- Born: Malik Mohammad Munir Khan Tiwana July 2, 1894 Punjab, British India
- Branch: British Indian Army (1917–1947) Pakistan Army (1947–1949)
- Service years: 1917–1949
- Rank: Brigadier
- Unit: 19th Lancers
- Conflicts: World War I; World War II Arakan Campaign 1944-1945; ;
- Relations: Khizar Hayat Tiwana (cousin)

= Malik Munir Khan Tiwana =

Pakistani brigadier (born 1894)

Malik Mohammad Munir Khan Tiwana was a Pakistani retired one-star rank officer with service in the British Indian Army from 1917 to 1947 and later the Pakistan Army.

==Early life==
Tiwana was born on 2 July 1894. He belonged to the Tiwana family of Punjab and was a first cousin of Khizar Hayat Khan Tiwana.

==Military career==
===British Indian Army (1917–1947)===
In 1917, Tiwana enlisted as a sapper in the Punjab University Signals Section. He was promoted to the rank of Jemadar after only seven months of service. In World War I, he served in Mesopotamia. In 1918, while serving as a Viceroy's Commissioned Officer (VCO) commanding the Punjab University Signals Section, he relieved a British signals unit operating in the oil field region of the area.

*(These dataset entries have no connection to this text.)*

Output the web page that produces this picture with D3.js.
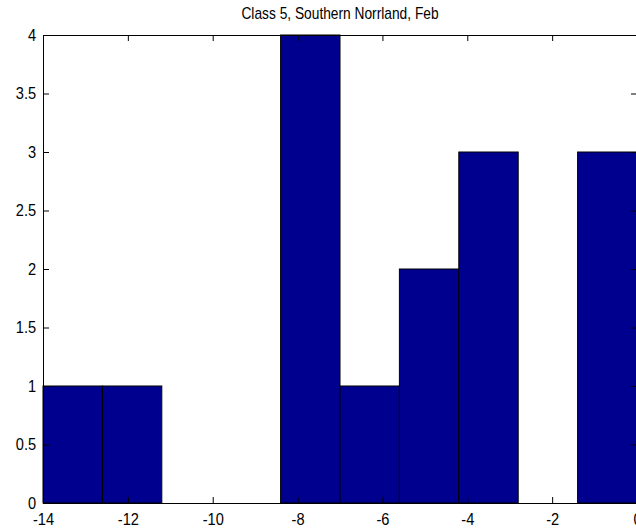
<!DOCTYPE html>
<html>
<head>
<meta charset="utf-8">
<script src="https://cdn.jsdelivr.net/npm/d3@7"></script>
<style>
  html, body { margin: 0; padding: 0; background: #fff; }
  svg { display: block; }
  text { font-family: Arial, "Liberation Sans", Helvetica, sans-serif; fill: #000; }
</style>
</head>
<body>
<svg id="chart" width="636" height="529"></svg>
<script>
// Histogram bin edges and counts
const binEdges = [-14, -12.6, -11.2, -9.8, -8.4, -7, -5.6, -4.2, -2.8, -1.4, 0];
const counts = [1, 1, 0, 0, 4, 1, 2, 3, 0, 3];
const xTicks = [-14, -12, -10, -8, -6, -4, -2, 0];
const yTicks = [0, 0.5, 1, 1.5, 2, 2.5, 3, 3.5, 4];
const titleText = "Class 5, Southern Norrland, Feb";

const bins = counts.map((c, i) => ({ x0: binEdges[i], x1: binEdges[i + 1], count: c }));

const svg = d3.select("#chart");
const margin = { left: 43, top: 35, right: 637, bottom: 503 };

const x = d3.scaleLinear().domain([-14, 0]).range([margin.left, margin.right]);
const y = d3.scaleLinear().domain([0, 4]).range([margin.bottom, margin.top]);

// Labels use a tall, narrow face
const fontSize = 17;
const titleSize = 16;
const squeeze = 0.86;

// Bars
svg.append("g")
  .selectAll("rect")
  .data(bins.filter(d => d.count > 0))
  .join("rect")
  .attr("x", d => x(d.x0))
  .attr("y", d => y(d.count))
  .attr("width", d => x(d.x1) - x(d.x0))
  .attr("height", d => y(0) - y(d.count))
  .attr("fill", "#00008F")
  .attr("stroke", "#000")
  .attr("stroke-width", 1);

// Axes with inward ticks on all four sides
const tick = 6;

svg.append("g")
  .attr("transform", `translate(0,${margin.bottom})`)
  .call(d3.axisBottom(x).tickValues(xTicks).tickSizeInner(-tick).tickSizeOuter(0).tickPadding(10).tickFormat(d => String(d)))
  .call(g => g.selectAll("text").attr("font-size", fontSize).attr("transform", `scale(${squeeze},1)`));

svg.append("g")
  .attr("transform", `translate(0,${margin.top})`)
  .call(d3.axisTop(x).tickValues(xTicks).tickSizeInner(-tick).tickSizeOuter(0).tickFormat(""));

svg.append("g")
  .attr("transform", `translate(${margin.left},0)`)
  .call(d3.axisLeft(y).tickValues(yTicks).tickSizeInner(-tick).tickSizeOuter(0).tickPadding(8).tickFormat(d => String(d)))
  .call(g => g.selectAll("text").attr("font-size", fontSize).attr("transform", `scale(${squeeze},1)`));

svg.append("g")
  .attr("transform", `translate(${margin.right},0)`)
  .call(d3.axisRight(y).tickValues(yTicks).tickSizeInner(-tick).tickSizeOuter(0).tickFormat(""));

svg.selectAll(".domain").attr("stroke", "#000");
svg.selectAll(".tick line").attr("stroke", "#000");

// Title
svg.append("g")
  .attr("transform", `translate(${(margin.left + margin.right) / 2},19) scale(${squeeze},1)`)
  .append("text")
  .attr("text-anchor", "middle")
  .attr("font-size", titleSize)
  .text(titleText);
</script>
</body>
</html>
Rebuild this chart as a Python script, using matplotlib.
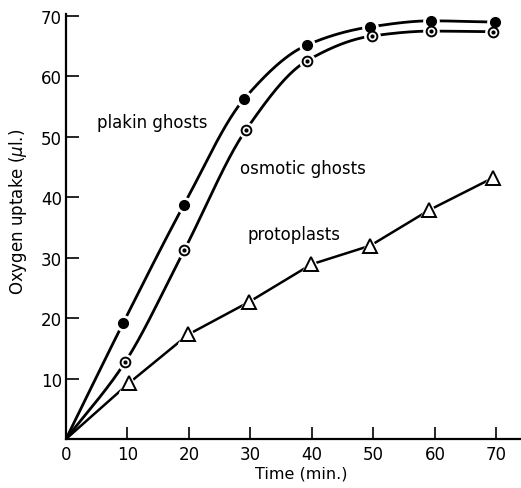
import numpy as np
import matplotlib
matplotlib.use("Agg")
import matplotlib.pyplot as plt

plt.rcParams['font.family'] = ['DejaVu Sans']

# Oxygen uptake (µl) against time (min)
plakin_t = [0, 9.3, 19.2, 29.0, 39.2, 49.5, 59.4, 69.7]
plakin_y = [0, 19.2, 38.8, 56.3, 65.2, 68.2, 69.2, 69.0]

osmotic_t = [0, 9.6, 19.2, 29.3, 39.2, 49.8, 59.4, 69.4]
osmotic_y = [0, 12.7, 31.2, 51.2, 62.6, 66.7, 67.5, 67.4]

proto_t = [0, 10.3, 19.9, 29.8, 39.9, 49.5, 59.1, 69.4]
proto_y = [0, 9.3, 17.3, 22.7, 28.9, 32.0, 37.9, 43.2]

x_ticks = [0, 10, 20, 30, 40, 50, 60, 70]
y_ticks = [10, 20, 30, 40, 50, 60, 70]


def pchip(x, y, n=400):
    """Monotone cubic curve through the given points."""
    x = np.asarray(x, float)
    y = np.asarray(y, float)
    h = np.diff(x)
    d = np.diff(y) / h
    m = np.zeros_like(y)
    for k in range(1, len(x) - 1):
        if d[k - 1] * d[k] > 0:
            w1 = 2 * h[k] + h[k - 1]
            w2 = h[k] + 2 * h[k - 1]
            m[k] = (w1 + w2) / (w1 / d[k - 1] + w2 / d[k])
    m[0] = d[0]
    m[-1] = d[-1] * 0.5
    xs = np.linspace(x[0], x[-1], n)
    idx = np.clip(np.searchsorted(x, xs) - 1, 0, len(x) - 2)
    t = (xs - x[idx]) / h[idx]
    h00 = 2 * t**3 - 3 * t**2 + 1
    h10 = t**3 - 2 * t**2 + t
    h01 = -2 * t**3 + 3 * t**2
    h11 = t**3 - t**2
    ys = (h00 * y[idx] + h10 * h[idx] * m[idx]
          + h01 * y[idx + 1] + h11 * h[idx] * m[idx + 1])
    return xs, ys


fig = plt.figure(figsize=(5.21, 4.89), dpi=100)
ax = fig.add_axes([0.1267, 0.1002, 0.8733, 0.87])

lw = 2.0
xs, ys = pchip(plakin_t, plakin_y)
ax.plot(xs, ys, color='black', lw=lw, zorder=2)
xs, ys = pchip(osmotic_t, osmotic_y)
ax.plot(xs, ys, color='black', lw=lw, zorder=2)
ax.plot(proto_t, proto_y, color='black', lw=lw * 0.9, zorder=2)

# white halos leave a small gap between the curves and the symbols
ax.plot(plakin_t[1:], plakin_y[1:], 'o', ms=11, color='white', zorder=3)
ax.plot(osmotic_t[1:], osmotic_y[1:], 'o', ms=11, color='white', zorder=3)
ax.plot(proto_t[1:], proto_y[1:], '^', ms=15, color='white', zorder=3)

ax.plot(plakin_t[1:], plakin_y[1:], 'o', ms=7, color='black', zorder=4)
ax.plot(osmotic_t[1:], osmotic_y[1:], 'o', ms=7, mfc='white', mec='black',
        mew=1.4, zorder=4)
ax.plot(osmotic_t[1:], osmotic_y[1:], 'o', ms=2, color='black', zorder=5)
ax.plot(proto_t[1:], proto_y[1:], '^', ms=10.5, mfc='white', mec='black',
        mew=1.4, zorder=4)

ax.text(5.0, 52.5, 'plakin ghosts', fontsize=12, va='center', ha='left')
ax.text(28.3, 44.8, 'osmotic ghosts', fontsize=12, va='center', ha='left')
ax.text(29.5, 34.0, 'protoplasts', fontsize=12, va='center', ha='left')

ax.set_xlim(0, 74.0)
ax.set_ylim(0, 70.4)
ax.set_xticks(x_ticks)
ax.set_yticks(y_ticks)
ax.tick_params(direction='in', length=9, width=1.2, labelsize=12)
ax.tick_params(axis='y', pad=3)
ax.tick_params(axis='x', pad=4)

for side in ('top', 'right'):
    ax.spines[side].set_visible(False)
for side in ('left', 'bottom'):
    ax.spines[side].set_linewidth(1.6)

ax.set_xlabel('Time (min.)', fontsize=11.5)
ax.set_ylabel('Oxygen uptake ($\\mu$l.)', fontsize=12)
ax.xaxis.set_label_coords((301 - 66) / 455, -0.063)
ax.yaxis.set_label_coords(-0.082, (440 - 212) / 425.4)

fig.savefig('out.png', dpi=100)
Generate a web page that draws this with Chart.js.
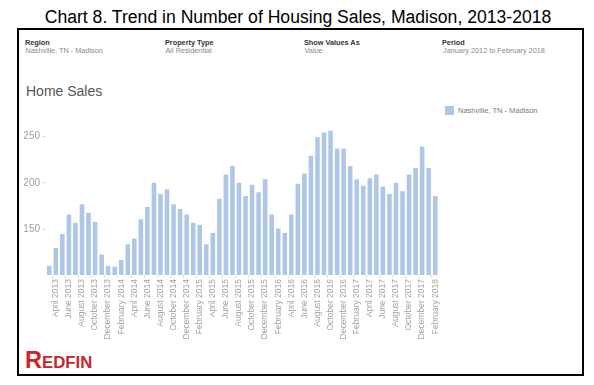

Tiwana received his education at the Temporary School for Indian Cadets, Daly College, Indore, in 1919, where he was a contemporary of K. M. Cariappa and A. A. Rudra. He was one of eleven Muslim cadets commissioned from that school on 17 July 1920, and was commissioned into the 19th Lancers. After several years of service, he chose to transfer to the Special Unemployed List. After the outbreak of World War II, he returned to military service and was appointed to command the 8 Garrison Company.

As a Lieutenant Colonel, Tiwana commanded the 22 Indian Pioneer Group and participated in the Arakan Campaign in 1944. He also served as station commander in the region and administered an area of approximately 66 miles and oversaw more than 80 military units.

From June 1944 to February 1946, he served as Deputy Adviser to the Civil Pioneer Force of the Labour Department of the Government of India. In May 1946, he was appointed Morale Liaison Officer at General Headquarters. In May 1947, he was promoted to the rank of Brigadier and given command of the Kamptee Sub-Area.

===Pakistan Army (1947–1949)===
Following the Partition of British India in August 1947, Tiwana joined the Pakistan Army as one of five officers from the Indore cadet school still serving at independence. He retired in 1949, before the Pakistan Army began issuing PA service numbers in 1950, and so was never allotted one.